The employment of a quantitative analysis of the design. Each part of the design is rated or scored with a numeric value depending on its manufacturability. In some organisations this is referred to as a Design Scorecard. The numbers are summed for the entire design and the resulting value is used as a guide to the overall quality of the design. The product is then redesigned, using the numerical values as a goal to be minimised. By concentrating on areas of the design that contribute heavily to the overall score, the effects of the redesign can be maximized. This again, however, requires much insight and knowledge on the part of the designer. Examples of this type are the Hitachi AEM, Lucas DfA and Boothroyd-Dewhurst’s DfMA.

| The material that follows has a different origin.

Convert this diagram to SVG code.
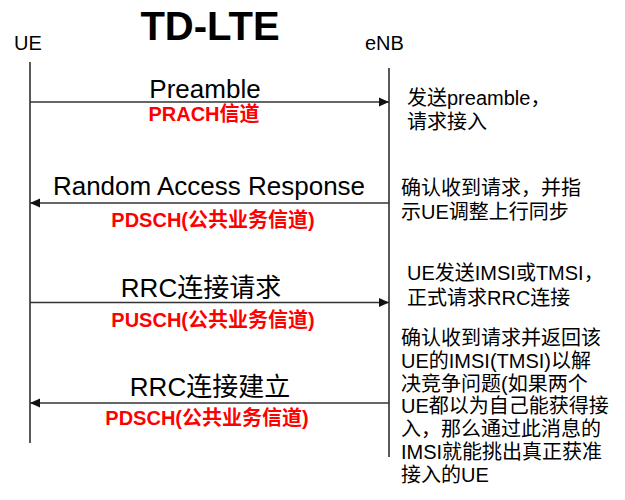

The automation of the entire process. By using a computer, quantitative analysis can be applied to the design. The analysis engine is an expert or knowledge-based system that uses representations of the design rules gleaned from the respective experts. A system can be developed which can analyse a design and provide recommendations for redesign or suggest and rate alternative designs. These systems will alleviate the need to study and memorize guidelines and checklists, therefore allowing the designers to focus on the creative aspects of the design process.
The methods used by design engineers to measure how manufacturable a product is have developed over time. Originally, the engineers would have used a binary system, which would have reported whether or not a given set of design attributes was manufacturable. This is the most basic - can you think of any others?